Несмотря на этот голод, к 1974 году Малкольм решил, что следующий переворот в духе ситуационизма он совершит не как торговец модой, а как промоутер музыкальной группы. Тогдашние нью-йоркские клубы переживали подъем. Участники «The New York Dolls» одевались в резиновую одежду, носили собачьи ошейники и тусовались с Игги Попом и Лу Ридом, а также с молодыми завсегдатаями клубов – героинщиками, которые и составляли их основную аудиторию. Клубный промоутер Хилли Кристал, который ангажировал «The New York Dolls», познакомил Вивьен и Малкольма с Элисом Купером и Майклом Джи Поллардом, которые тем жарким нью-йоркским летом пришли к ним в «Chelsea», а Боб Колачелло пригласил их на съемку с Энди Уорхолом в офисе журнала «Interview» на Юнион-сквер. Они согласились. Малкольм в кадре говорил, Вивьен позировала, а Уорхол молчал. Еще они вместе с поэтессой Патти Смит ходили на частные вечеринки «Dolls» и даже как-то поздней ночью оказались в квартире Йохансена, где проходило первое прослушивание новой пластинки группы. В то время Вивьен и Малкольм еще предпочитали рок-н-ролл, так что услышанное их потрясло – «музыка была такой ужасной, что с треском впадала в другую крайность – в великолепие… Именно эта извращенная эстетика вновь и разожгла интерес Малкольма к поп-музыке».
Центр Нью-Йорка дарил Вивьен-модельеру новые идеи – настоящие, не в пример кинематографичной Америке. Для Малкольма пребывание в Нью-Йорке стало поворотным моментом в его музыкальной карьере. Тем летом Малкольм нашел свою страсть в музыке, и магазин «Let It Rock» стал казаться ему всего лишь поводом к тому, чтобы стать стилистом музыкальной группы. Зато через «Dolls» Вивьен с Малкольмом познакомились с человеком, который незаметно изменил представление Вивьен об одежде, так же как сама группа незаметно повлияла на музыкальные амбиции Малкольма. Звали этого человека Ричард Майерс, но все знали его под прозвищем Хелл; он тоже был музыкантом. По части стиля он стал главным связующим звеном между Нью-Йорком, Вивьен, Малкольмом и панком.

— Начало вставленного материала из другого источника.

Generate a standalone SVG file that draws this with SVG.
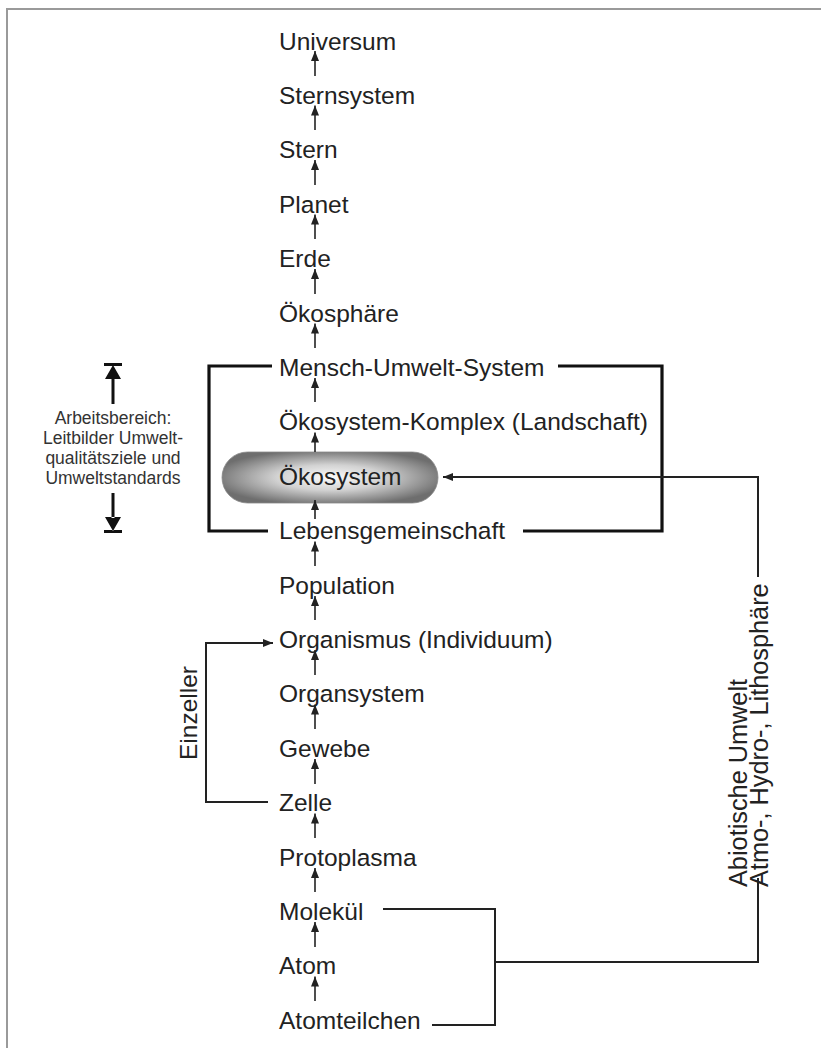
<svg xmlns="http://www.w3.org/2000/svg" width="821" height="1048" viewBox="0 0 821 1048">
<style>
.t{font-family:"Liberation Sans",Arial,sans-serif;font-size:24.5px;fill:#222}
.v{font-family:"Liberation Sans",Arial,sans-serif;font-size:25.3px;fill:#222}
.s{font-family:"Liberation Sans",Arial,sans-serif;font-size:17.5px;fill:#333}
.a{stroke:#222;stroke-width:1.6;fill:none}
.c{stroke:#222;stroke-width:2;fill:none}
.b{stroke:#111;stroke-width:3.2;fill:none}
</style>
<defs>
<marker id="ah" viewBox="0 0 10 8" refX="10" refY="4" markerWidth="10" markerHeight="8" markerUnits="userSpaceOnUse" orient="auto">
<path d="M0,0 L10,4 L0,8 z" fill="#222"/>
</marker>
<radialGradient id="pg" cx="50%" cy="50%" r="55%">
<stop offset="0" stop-color="#fbfbfb"/>
<stop offset="0.45" stop-color="#d2d2d2"/>
<stop offset="1" stop-color="#6e6e6e"/>
</radialGradient>
</defs>
<g id="frame"><path d="M6,9 H821 M7,9 V1048" stroke="#9a9a9a" stroke-width="2" fill="none"/></g>
<g id="oekosystem-pill"><rect x="222" y="452" width="216" height="51" rx="25.5" fill="url(#pg)" stroke="#888" stroke-width="0.8"/></g>
<g id="n0"><text class="t" x="279" y="49.5">Universum</text></g>
<g id="n1"><text class="t" x="279" y="103.9">Sternsystem</text></g>
<g id="n2"><text class="t" x="279" y="158.3">Stern</text></g>
<g id="n3"><text class="t" x="279" y="212.7">Planet</text></g>
<g id="n4"><text class="t" x="279" y="267.1">Erde</text></g>
<g id="n5"><text class="t" x="279" y="321.5">Ökosphäre</text></g>
<g id="n6"><text class="t" x="279" y="375.9">Mensch-Umwelt-System</text></g>
<g id="n7"><text class="t" x="279" y="430.3">Ökosystem-Komplex (Landschaft)</text></g>
<g id="n8"><text class="t" x="279" y="484.7">Ökosystem</text></g>
<g id="n9"><text class="t" x="279" y="539.1">Lebensgemeinschaft</text></g>
<g id="n10"><text class="t" x="279" y="593.5">Population</text></g>
<g id="n11"><text class="t" x="279" y="647.9">Organismus (Individuum)</text></g>
<g id="n12"><text class="t" x="279" y="702.3">Organsystem</text></g>
<g id="n13"><text class="t" x="279" y="756.7">Gewebe</text></g>
<g id="n14"><text class="t" x="279" y="811.1">Zelle</text></g>
<g id="n15"><text class="t" x="279" y="865.5">Protoplasma</text></g>
<g id="n16"><text class="t" x="279" y="919.9">Molekül</text></g>
<g id="n17"><text class="t" x="279" y="974.3">Atom</text></g>
<g id="n18"><text class="t" x="279" y="1028.7">Atomteilchen</text></g>
<g id="arbeitsbereich">
<text class="s" text-anchor="middle" x="113" y="424">Arbeitsbereich:</text>
<text class="s" text-anchor="middle" x="113" y="444">Leitbilder Umwelt-</text>
<text class="s" text-anchor="middle" x="113" y="464">qualitätsziele und</text>
<text class="s" text-anchor="middle" x="113" y="484">Umweltstandards</text>
<path d="M104,363 H122 V366 H104 Z M113,365 L121,379 L105,379 Z M111.5,378 H114.5 V404 H111.5 Z" fill="#111"/>
<path d="M104,530 H122 V533 H104 Z M113,531 L121,517 L105,517 Z M111.5,493 H114.5 V518 H111.5 Z" fill="#111"/>
</g>
<g id="einzeller-label"><text class="t" text-anchor="middle" transform="translate(197,713) rotate(-90)" x="0" y="0">Einzeller</text></g>
<g id="abiotisch-label">
<text class="v" transform="translate(747,887) rotate(-90)" x="0" y="0">Abiotische Umwelt</text>
<text class="v" transform="translate(768,887) rotate(-90)" x="0" y="0">Atmo-, Hydro-, Lithosphäre</text>
</g>
<g id="connectors">
<path class="a" marker-end="url(#ah)" d="M315,76 V51"/>
<path class="a" marker-end="url(#ah)" d="M315,130 V105.5"/>
<path class="a" marker-end="url(#ah)" d="M315,185 V160"/>
<path class="a" marker-end="url(#ah)" d="M315,239 V214.5"/>
<path class="a" marker-end="url(#ah)" d="M315,294 V269"/>
<path class="a" marker-end="url(#ah)" d="M315,348 V323.5"/>
<path class="a" marker-end="url(#ah)" d="M315,402 V378"/>
<path class="a" marker-end="url(#ah)" d="M315,452 V432.5"/>
<path class="a" marker-end="url(#ah)" d="M315,519 V500"/>
<path class="a" marker-end="url(#ah)" d="M315,566 V541.5"/>
<path class="a" marker-end="url(#ah)" d="M315,620 V596"/>
<path class="a" marker-end="url(#ah)" d="M315,675 V650"/>
<path class="a" marker-end="url(#ah)" d="M315,729 V704.5"/>
<path class="a" marker-end="url(#ah)" d="M315,784 V759"/>
<path class="a" marker-end="url(#ah)" d="M315,838 V813.5"/>
<path class="a" marker-end="url(#ah)" d="M315,892 V868"/>
<path class="a" marker-end="url(#ah)" d="M315,947 V922"/>
<path class="a" marker-end="url(#ah)" d="M315,1001 V976.5"/>
<path class="b" d="M272,366 H209 V531 H268"/>
<path class="b" d="M558,366 H662 V531 H523"/>
<path class="c" marker-end="url(#ah)" d="M268,802 H206 V643 H273"/>
<path class="c" marker-end="url(#ah)" d="M758,577 V477 H443"/>
<path class="c" d="M758,878 V962 H495"/>
<path class="c" d="M383,909 H495 V1025 H432"/>
</g>
</svg>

«Ричард Хелл казался мне бесподобным. Он весь был какой-то разбитый, потрепанный, будто только что вылез из канализации, будто тысячу лет не спал и будто всем было на него плевать. И будто ему было на тебя плевать! Ричард был удивительным парнем со скучающим выражением лица, испитой, грязный, покрытый шрамами, в рваной майке. Кажется, тогда еще не было булавок, хотя, может, и были, и образ Ричарда, его всклокоченные волосы, каждая деталь так вдохновили меня, что сомнений быть не могло, что я увезу этот образ в Лондон. Дома я хотел повторить его и придать ему английские черты».

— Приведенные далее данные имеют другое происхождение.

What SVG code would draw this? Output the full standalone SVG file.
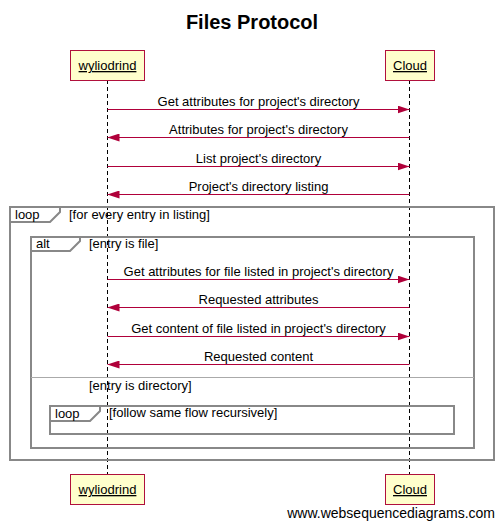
<svg xmlns="http://www.w3.org/2000/svg" width="504" height="528" viewBox="0 0 504 528">
<style>
text{font-family:"Liberation Sans",Arial,sans-serif;font-size:13px;fill:#000}
.title{font-size:20px;font-weight:bold}
.pbox{fill:#ffffcc;stroke:#b0103c;stroke-width:1}
.pname{text-decoration:underline}
.life{stroke:#000;stroke-width:1;stroke-dasharray:4,3;fill:none}
.msg{stroke:#b0003a;stroke-width:1;fill:none}
.frame{fill:none;stroke:#888;stroke-width:2}
.sep{stroke:#aaa;stroke-width:1}
.wm{font-size:14px}
</style>
<defs>
<marker id="ah" markerWidth="12" markerHeight="8" refX="12" refY="4" orient="auto" markerUnits="userSpaceOnUse">
<path d="M0,0 L12,4 L0,8 Z" fill="#b0003a"/>
</marker>
</defs>
<rect width="504" height="528" fill="#fff"/>
<text class="title" x="252" y="29" text-anchor="middle">Files Protocol</text>
<g id="lifelines">
<line class="life" x1="107.5" y1="80" x2="107.5" y2="474"/>
<line class="life" x1="409.5" y1="80" x2="409.5" y2="474"/>
</g>
<g id="frames">
<path class="frame" d="M10,207 H494 V460 H10 Z"/>
<path class="frame" d="M10,207 V222 H50 L60,212 V207"/>
<text x="15" y="219">loop</text>
<text x="69" y="219">[for every entry in listing]</text>
<path class="frame" d="M31,237 H474 V448 H31 Z"/>
<path class="frame" d="M31,237 V251 H70 L80,241 V237"/>
<text x="36" y="248">alt</text>
<text x="89" y="248">[entry is file]</text>
<line class="sep" x1="31" y1="377.5" x2="474" y2="377.5"/>
<text x="89" y="390">[entry is directory]</text>
<path class="frame" d="M50,406 H454 V434 H50 Z"/>
<path class="frame" d="M50,406 V421 H90 L100,411 V406"/>
<text x="55" y="418">loop</text>
<text x="109" y="417">[follow same flow recursively]</text>
</g>
<g id="connectors">
<line class="msg" x1="107.5" y1="109.5" x2="409.5" y2="109.5" marker-end="url(#ah)"/>
<text x="258.5" y="106" text-anchor="middle">Get attributes for project's directory</text>
<line class="msg" x1="409.5" y1="137.5" x2="107.5" y2="137.5" marker-end="url(#ah)"/>
<text x="258.5" y="134" text-anchor="middle">Attributes for project's directory</text>
<line class="msg" x1="107.5" y1="166.5" x2="409.5" y2="166.5" marker-end="url(#ah)"/>
<text x="258.5" y="163" text-anchor="middle">List project's directory</text>
<line class="msg" x1="409.5" y1="194.5" x2="107.5" y2="194.5" marker-end="url(#ah)"/>
<text x="258.5" y="191" text-anchor="middle">Project's directory listing</text>
<line class="msg" x1="107.5" y1="279.5" x2="409.5" y2="279.5" marker-end="url(#ah)"/>
<text x="258.5" y="276" text-anchor="middle">Get attributes for file listed in project's directory</text>
<line class="msg" x1="409.5" y1="307.5" x2="107.5" y2="307.5" marker-end="url(#ah)"/>
<text x="258.5" y="304" text-anchor="middle">Requested attributes</text>
<line class="msg" x1="107.5" y1="336.5" x2="409.5" y2="336.5" marker-end="url(#ah)"/>
<text x="258.5" y="333" text-anchor="middle">Get content of file listed in project's directory</text>
<line class="msg" x1="409.5" y1="364.5" x2="107.5" y2="364.5" marker-end="url(#ah)"/>
<text x="258.5" y="361" text-anchor="middle">Requested content</text>
</g>
<g id="wyliodrind-top">
<rect class="pbox" x="70.5" y="50.5" width="74" height="30"/>
<text class="pname" x="107.5" y="70" text-anchor="middle">wyliodrind</text>
</g>
<g id="cloud-top">
<rect class="pbox" x="385.5" y="50.5" width="49" height="30"/>
<text class="pname" x="410" y="70" text-anchor="middle">Cloud</text>
</g>
<g id="wyliodrind-bottom">
<rect class="pbox" x="70.5" y="474.5" width="74" height="30"/>
<text class="pname" x="107.5" y="494" text-anchor="middle">wyliodrind</text>
</g>
<g id="cloud-bottom">
<rect class="pbox" x="385.5" y="474.5" width="49" height="30"/>
<text class="pname" x="410" y="494" text-anchor="middle">Cloud</text>
</g>
<text class="wm" x="495" y="518" text-anchor="end">www.websequencediagrams.com</text>
</svg>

Это слова Малкольма, но, без сомнения, родились они после разговора с Вивьен, и сейчас она утверждает, что Хелл стал своего рода мальчиком с плаката в образе, который они сотворили раньше. Как и Вивьен, Хелл черпал вдохновение в истории литературы, в его случае – в эстетике саморазрушения французских поэтов Верлена и Рембо. Его спутанные волосы, намек на стиль 50-х, рваные футболки и кожаная одежда в точности соответствовали тому, что Вивьен с Малкольмом уже шили и носили сами. Зато Хелл помог связать воедино мужской образ – сомнительный в сексуальном отношении образ потрепанного жизнью и наркотиками эстета, откровенного мода, пугающего рокера… с булавками.
До сих пор ведутся споры, кто первым – Хелл, Джонни Роттен, Сид Вишес, Вивьен или Малкольм – придумали украшать одежду булавками, которые впоследствии станут таким знаковым атрибутом панка. Вивьен только пожимает плечами и говорит, что это заслуга Сида и Джонни. «Джонни носил булавку в ухе. А у Сида были розовые габардиновые штаны – как сейчас их помню, – все в дырах, порванные каким-то наркоманом, который искал дозу. Помню, Сид пришел в магазин в своих изрезанных штанах, скрепленных булавками, и с туалетной бумагой, обмотанной вокруг шеи на манер галстука. Такие были времена. Заходили девушки-ирландки с чайниками вместо сумочек, а еще был один парень с тостом с джемом на голове. Так что булавки не были чем-то из ряда вон выходящим».